Organisational culture and psychological safety are both important aspects to consider ahead of any wellbeing programme being implemented, not least because some programmes currently being offered can be limited in their impact. Secondly, the right resilience programme will help to address such things as culture and climate, as well as psychological safety and leadership approach to wellbeing.
Organisations who are considering resilience training should ask questions. How can you start to create a culture of wellbeing in your organisation? Can you measure resilience at individual level? Can you provide targeted coaching to optimise resilience for individuals? Does the organisation understand its impact on staff who are under strain, or, in crisis? Have you considered how culture impacts mental health across the organisation? How this impacts absenteeism etc.? Do you know what poor mental health is costing the organisation? Do you know that you can take a proactive approach and make data-led decisions – before your people are in strain, or, worse still, in crisis.

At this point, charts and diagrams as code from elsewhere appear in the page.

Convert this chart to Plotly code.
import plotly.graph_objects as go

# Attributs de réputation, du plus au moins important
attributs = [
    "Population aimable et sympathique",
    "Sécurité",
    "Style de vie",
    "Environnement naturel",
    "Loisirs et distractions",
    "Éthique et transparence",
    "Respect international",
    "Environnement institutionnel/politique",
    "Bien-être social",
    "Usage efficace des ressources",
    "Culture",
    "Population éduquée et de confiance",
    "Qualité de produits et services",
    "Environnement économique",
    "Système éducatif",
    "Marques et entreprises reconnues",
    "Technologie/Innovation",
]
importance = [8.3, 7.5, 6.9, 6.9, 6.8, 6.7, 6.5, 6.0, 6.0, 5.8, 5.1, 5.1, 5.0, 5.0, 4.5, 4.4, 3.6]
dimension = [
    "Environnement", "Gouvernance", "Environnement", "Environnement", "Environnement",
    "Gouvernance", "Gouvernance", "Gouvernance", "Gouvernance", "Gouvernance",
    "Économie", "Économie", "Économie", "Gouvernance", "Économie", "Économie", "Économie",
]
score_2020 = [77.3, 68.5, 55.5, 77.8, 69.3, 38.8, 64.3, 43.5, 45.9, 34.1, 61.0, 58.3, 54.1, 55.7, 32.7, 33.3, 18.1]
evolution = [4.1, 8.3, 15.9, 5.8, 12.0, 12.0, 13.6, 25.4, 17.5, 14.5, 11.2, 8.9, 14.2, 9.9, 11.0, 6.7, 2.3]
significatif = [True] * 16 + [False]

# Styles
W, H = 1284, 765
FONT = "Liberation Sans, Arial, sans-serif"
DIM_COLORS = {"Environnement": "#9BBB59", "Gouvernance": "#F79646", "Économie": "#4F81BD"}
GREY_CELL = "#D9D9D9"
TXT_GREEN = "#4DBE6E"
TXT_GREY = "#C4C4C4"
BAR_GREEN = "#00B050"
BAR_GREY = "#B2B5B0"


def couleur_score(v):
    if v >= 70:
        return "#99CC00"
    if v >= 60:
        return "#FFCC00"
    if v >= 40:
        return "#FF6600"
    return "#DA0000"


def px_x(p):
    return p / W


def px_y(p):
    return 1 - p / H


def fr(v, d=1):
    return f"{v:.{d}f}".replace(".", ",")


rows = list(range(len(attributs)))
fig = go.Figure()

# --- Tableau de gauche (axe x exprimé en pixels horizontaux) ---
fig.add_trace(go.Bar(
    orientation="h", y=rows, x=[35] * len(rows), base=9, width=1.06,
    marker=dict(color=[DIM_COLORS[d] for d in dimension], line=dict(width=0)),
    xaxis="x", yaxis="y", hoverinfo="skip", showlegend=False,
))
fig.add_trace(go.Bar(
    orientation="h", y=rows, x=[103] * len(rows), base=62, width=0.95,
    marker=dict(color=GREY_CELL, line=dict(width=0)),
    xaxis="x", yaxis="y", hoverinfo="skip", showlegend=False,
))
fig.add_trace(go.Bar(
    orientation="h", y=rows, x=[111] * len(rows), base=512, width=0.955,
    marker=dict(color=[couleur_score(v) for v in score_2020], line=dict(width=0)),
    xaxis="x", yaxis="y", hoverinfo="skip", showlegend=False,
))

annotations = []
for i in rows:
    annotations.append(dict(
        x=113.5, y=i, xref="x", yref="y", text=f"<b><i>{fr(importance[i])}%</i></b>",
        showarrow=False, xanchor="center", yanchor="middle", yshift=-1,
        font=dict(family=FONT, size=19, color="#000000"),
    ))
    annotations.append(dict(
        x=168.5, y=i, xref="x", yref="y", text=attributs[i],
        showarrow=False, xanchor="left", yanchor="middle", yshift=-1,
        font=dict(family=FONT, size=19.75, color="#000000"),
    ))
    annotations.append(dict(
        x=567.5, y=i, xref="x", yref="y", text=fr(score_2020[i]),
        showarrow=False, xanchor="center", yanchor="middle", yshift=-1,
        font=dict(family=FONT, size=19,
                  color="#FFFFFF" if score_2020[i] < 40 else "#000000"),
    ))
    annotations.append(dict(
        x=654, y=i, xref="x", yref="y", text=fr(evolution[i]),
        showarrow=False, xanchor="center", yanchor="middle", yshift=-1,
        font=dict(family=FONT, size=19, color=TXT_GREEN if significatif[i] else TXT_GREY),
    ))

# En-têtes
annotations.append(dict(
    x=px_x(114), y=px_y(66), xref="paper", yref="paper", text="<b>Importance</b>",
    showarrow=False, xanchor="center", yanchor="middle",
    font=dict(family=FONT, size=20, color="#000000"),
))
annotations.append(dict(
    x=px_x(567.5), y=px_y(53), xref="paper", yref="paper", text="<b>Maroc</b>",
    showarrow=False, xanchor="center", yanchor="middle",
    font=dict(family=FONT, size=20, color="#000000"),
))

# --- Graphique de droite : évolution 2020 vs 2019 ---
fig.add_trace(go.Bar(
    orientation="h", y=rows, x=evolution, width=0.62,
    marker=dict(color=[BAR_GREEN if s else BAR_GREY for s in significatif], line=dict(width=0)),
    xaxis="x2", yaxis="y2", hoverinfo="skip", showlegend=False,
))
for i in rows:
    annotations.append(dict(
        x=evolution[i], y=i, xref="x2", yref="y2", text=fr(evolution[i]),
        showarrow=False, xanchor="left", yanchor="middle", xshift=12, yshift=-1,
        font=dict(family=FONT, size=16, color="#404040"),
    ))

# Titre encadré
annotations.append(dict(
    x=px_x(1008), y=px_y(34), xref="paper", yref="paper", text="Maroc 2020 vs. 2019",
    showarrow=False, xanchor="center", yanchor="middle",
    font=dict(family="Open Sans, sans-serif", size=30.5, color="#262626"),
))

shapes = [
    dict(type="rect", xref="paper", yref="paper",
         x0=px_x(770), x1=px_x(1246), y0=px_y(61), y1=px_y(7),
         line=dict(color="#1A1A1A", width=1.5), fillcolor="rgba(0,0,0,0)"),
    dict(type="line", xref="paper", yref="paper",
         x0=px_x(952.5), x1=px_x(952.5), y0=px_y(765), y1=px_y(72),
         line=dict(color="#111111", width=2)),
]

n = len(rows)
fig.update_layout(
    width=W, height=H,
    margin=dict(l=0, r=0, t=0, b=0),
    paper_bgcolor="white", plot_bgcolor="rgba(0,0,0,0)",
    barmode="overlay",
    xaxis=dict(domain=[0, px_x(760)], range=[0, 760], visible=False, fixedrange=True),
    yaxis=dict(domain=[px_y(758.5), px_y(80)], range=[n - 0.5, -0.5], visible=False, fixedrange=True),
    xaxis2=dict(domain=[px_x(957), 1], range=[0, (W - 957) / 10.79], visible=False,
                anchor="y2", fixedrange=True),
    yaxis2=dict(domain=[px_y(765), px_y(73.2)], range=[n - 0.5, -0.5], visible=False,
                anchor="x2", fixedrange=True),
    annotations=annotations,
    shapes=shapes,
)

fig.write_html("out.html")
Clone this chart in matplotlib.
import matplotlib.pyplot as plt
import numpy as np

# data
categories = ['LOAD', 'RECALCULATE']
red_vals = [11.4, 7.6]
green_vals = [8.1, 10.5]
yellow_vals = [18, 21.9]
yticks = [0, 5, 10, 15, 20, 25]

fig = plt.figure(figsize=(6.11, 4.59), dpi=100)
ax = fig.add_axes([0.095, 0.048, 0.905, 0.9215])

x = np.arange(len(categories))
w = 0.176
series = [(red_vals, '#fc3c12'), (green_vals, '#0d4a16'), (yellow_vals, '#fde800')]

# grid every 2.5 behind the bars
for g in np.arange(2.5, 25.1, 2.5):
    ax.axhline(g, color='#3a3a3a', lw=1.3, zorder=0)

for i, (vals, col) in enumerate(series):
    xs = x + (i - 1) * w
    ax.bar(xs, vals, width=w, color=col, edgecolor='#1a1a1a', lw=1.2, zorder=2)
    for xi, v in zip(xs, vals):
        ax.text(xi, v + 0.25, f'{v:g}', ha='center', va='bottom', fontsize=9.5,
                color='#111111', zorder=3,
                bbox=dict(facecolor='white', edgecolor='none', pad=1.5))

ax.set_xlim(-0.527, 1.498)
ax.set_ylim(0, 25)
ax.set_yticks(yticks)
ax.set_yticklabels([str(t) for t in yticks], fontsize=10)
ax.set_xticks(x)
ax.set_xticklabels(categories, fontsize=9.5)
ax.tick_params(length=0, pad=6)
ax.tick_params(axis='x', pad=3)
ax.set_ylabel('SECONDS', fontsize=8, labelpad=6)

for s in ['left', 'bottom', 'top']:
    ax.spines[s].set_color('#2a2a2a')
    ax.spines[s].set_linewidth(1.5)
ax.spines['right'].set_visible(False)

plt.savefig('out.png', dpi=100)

Do you know that putting in place a workplace wellbeing with measurable outputs can have tremendous impact for individuals and the organisation, not least the significant return on investment that results from implementing the right resilience programme for your organisation - a resilience programme based on evidence.
In my view, measurement is the foundation for any successful wellbeing initiative – an initiative that is data led and with meaningful, achievable, and measurable impacts.
It’s time for meaningful, evidence-based action.